If I run the following command in Maple
asympt(harmonic(n, 1/2), n, 1)
the output is
$$-\frac{1}{\sqrt{\frac{1}{n}}}+\zeta\left(\frac{1}{2}\right)+O\left(\sqrt{\frac{1}{n}}\right).$$
Is this a bug? Why is the answer negative? My understanding is that harmonic(n,1/2) calculates the following sum
$$H_n^{(1/2)}=\sum_{k=1}^n\frac{1}{k^{1/2}},$$
so why does Maple give a negative expansion?
On
For the most general case $$H_n^{(p)}=n^{-p} \left(-\frac{n}{p-1}+\frac{1}{2}-\frac{p}{12 n}+O\left(\frac{1}{n^3}\right)\right)+\zeta (p)$$ So, if $p=\frac 12$ $$H_n^{\left(\frac{1}{2}\right)}=2 \sqrt{n}+\zeta \left(\frac{1}{2}\right)+\frac{1}{2\sqrt{{n}}}+O\left(\frac{1}{n^{3/2}}\right)=2 \sqrt{n}+\zeta \left(\frac{1}{2}\right)+O\left(\frac{1}{n^{1/2}}\right) $$
Looking at the documentation of the harmonic function of two arguments, it's defined as harmonic(a,z)=$\zeta(z)-\zeta(0,z,a+1)$. For $\mathrm{Re}(z)>1$, $\zeta(z)=\sum_{k=1}^\infty \frac{1}{k^z}$ and $\zeta(n,z,v)=\frac{\partial^n}{\partial z^n} \sum_{k=0}^\infty \frac{1}{(k+v)^z}$.

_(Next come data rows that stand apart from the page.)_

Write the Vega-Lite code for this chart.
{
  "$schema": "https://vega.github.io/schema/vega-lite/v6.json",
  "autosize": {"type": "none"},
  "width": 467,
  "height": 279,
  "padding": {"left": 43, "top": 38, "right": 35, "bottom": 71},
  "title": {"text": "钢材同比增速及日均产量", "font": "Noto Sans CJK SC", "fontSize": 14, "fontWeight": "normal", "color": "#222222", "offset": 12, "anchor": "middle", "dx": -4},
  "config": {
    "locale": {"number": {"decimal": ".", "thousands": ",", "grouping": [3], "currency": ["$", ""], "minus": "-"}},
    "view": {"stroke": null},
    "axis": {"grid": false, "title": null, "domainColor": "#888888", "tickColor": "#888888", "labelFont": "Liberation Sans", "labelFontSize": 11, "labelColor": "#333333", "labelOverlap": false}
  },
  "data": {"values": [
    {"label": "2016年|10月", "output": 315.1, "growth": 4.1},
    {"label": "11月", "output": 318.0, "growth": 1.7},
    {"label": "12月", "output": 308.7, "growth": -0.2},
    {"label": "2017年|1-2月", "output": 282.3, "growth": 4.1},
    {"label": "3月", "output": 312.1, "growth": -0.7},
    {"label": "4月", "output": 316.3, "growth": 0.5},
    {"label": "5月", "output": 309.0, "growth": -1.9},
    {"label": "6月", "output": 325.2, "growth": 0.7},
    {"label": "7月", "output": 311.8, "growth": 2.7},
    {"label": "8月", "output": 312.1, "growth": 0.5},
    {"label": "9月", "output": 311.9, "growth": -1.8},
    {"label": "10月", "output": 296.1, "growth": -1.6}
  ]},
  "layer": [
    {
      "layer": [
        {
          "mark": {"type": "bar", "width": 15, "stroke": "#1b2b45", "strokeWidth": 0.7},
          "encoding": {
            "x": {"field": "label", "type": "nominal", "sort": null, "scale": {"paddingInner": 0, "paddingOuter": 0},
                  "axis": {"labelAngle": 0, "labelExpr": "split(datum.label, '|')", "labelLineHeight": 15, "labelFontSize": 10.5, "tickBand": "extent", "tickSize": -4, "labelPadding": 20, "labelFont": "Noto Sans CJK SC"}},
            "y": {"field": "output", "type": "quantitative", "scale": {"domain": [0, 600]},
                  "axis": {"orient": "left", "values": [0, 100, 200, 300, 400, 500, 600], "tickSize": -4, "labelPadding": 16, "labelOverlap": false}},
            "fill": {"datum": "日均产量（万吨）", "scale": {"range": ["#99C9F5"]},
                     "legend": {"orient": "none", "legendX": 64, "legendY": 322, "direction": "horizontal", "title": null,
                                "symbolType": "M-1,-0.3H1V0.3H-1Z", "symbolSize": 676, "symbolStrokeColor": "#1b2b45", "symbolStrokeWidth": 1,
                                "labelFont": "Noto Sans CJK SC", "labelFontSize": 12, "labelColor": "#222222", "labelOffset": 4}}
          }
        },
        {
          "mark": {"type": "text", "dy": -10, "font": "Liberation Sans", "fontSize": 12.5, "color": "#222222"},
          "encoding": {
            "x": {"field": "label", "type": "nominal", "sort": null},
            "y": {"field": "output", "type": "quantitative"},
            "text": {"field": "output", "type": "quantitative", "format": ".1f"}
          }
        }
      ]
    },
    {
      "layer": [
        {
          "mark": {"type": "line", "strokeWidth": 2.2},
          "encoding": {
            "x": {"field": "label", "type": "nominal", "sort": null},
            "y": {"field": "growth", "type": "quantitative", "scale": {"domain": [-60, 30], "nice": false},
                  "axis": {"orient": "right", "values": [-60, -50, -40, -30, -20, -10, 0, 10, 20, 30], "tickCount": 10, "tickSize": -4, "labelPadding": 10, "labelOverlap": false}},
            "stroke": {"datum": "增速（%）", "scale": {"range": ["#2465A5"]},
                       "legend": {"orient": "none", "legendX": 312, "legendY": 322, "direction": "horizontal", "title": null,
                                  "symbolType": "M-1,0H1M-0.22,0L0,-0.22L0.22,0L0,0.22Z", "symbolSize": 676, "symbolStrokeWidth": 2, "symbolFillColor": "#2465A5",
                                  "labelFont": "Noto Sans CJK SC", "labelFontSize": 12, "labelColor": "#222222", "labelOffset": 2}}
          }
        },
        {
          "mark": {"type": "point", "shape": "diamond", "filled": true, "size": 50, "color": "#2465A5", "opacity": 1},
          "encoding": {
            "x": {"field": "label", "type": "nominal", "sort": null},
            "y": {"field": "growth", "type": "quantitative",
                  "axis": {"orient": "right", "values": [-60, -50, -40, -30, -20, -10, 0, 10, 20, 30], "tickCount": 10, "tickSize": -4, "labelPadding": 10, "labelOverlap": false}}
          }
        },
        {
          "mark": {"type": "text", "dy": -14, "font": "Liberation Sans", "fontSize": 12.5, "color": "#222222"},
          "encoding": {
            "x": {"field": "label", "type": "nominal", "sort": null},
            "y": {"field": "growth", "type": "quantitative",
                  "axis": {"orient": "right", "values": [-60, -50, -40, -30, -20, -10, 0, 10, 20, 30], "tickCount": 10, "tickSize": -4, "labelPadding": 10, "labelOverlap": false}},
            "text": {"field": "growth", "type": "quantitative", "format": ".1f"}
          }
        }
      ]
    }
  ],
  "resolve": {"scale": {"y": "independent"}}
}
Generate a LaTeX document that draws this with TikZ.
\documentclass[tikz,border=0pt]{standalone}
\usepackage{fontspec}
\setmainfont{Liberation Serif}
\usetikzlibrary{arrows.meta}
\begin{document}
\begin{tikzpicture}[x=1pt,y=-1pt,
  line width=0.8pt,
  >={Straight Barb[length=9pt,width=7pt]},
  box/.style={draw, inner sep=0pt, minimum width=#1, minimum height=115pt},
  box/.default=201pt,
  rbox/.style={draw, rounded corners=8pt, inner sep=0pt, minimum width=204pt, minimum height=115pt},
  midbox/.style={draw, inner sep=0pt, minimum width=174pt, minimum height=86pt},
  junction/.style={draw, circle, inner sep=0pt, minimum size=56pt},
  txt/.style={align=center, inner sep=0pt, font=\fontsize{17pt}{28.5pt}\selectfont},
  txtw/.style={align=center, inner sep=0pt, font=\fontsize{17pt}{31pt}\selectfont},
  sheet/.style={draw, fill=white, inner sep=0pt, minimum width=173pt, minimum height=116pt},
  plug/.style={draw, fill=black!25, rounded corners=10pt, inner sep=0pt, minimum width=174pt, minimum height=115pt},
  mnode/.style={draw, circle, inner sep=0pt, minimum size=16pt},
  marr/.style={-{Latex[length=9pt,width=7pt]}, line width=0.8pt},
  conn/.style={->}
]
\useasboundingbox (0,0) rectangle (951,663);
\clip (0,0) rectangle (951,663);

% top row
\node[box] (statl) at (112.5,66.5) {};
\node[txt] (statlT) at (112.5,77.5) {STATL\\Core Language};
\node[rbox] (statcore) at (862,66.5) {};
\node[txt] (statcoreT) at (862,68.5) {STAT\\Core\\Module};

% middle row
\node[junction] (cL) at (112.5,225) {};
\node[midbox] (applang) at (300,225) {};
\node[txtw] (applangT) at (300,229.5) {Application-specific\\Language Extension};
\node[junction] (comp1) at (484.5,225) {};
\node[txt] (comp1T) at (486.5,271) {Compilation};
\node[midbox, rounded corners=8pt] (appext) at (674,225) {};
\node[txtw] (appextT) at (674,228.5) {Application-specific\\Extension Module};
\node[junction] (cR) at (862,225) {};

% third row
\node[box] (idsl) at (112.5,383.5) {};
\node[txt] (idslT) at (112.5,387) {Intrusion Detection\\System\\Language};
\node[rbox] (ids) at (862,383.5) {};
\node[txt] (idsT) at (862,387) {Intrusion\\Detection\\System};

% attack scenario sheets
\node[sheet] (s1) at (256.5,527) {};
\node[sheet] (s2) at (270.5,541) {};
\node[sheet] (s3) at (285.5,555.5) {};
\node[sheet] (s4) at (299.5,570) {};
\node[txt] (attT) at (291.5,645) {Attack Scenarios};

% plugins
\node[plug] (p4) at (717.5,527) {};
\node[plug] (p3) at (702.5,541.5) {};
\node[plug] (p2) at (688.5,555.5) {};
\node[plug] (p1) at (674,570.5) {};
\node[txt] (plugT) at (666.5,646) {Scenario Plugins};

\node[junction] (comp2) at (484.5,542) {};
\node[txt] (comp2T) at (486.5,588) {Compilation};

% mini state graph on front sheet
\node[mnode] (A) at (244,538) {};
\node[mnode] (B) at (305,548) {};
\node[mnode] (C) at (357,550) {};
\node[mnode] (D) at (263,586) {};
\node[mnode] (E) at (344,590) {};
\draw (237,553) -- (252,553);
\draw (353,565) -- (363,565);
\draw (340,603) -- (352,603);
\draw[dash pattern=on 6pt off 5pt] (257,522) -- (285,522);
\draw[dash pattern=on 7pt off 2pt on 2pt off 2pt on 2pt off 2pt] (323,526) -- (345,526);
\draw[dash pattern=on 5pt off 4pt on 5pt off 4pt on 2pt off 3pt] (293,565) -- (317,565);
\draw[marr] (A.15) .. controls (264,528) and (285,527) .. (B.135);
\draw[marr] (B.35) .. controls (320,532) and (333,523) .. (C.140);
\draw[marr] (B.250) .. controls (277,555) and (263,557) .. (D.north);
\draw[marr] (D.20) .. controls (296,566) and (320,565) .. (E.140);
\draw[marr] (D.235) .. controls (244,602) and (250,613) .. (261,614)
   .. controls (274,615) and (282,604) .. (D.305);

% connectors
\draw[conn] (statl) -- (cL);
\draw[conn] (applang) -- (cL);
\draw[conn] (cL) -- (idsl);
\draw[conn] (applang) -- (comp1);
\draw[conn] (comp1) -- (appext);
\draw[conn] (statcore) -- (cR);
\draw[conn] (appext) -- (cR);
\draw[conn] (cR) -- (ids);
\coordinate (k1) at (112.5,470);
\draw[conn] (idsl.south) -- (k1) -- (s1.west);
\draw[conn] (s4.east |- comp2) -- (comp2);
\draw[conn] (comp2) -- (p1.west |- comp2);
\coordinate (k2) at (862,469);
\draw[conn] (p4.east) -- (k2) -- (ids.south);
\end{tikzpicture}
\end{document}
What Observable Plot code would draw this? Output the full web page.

Thus for $\mathrm{Re}(z)>1$ harmonic(n,z)=$\sum_{k=1}^\infty \frac{1}{k^z} - \sum_{k=0}^\infty \frac{1}{(k+n+1)^z}$.
"Formal simplification" of this expression for positive integer $n$ appears to result in $\sum_{k=1}^n \frac{1}{k^z}$ which is what you actually want to get. But "formal simplification" is not how this function is defined for $\mathrm{Re}(z) \leq 1$. It is instead defined by analytic continuation of the two zeta functions separately.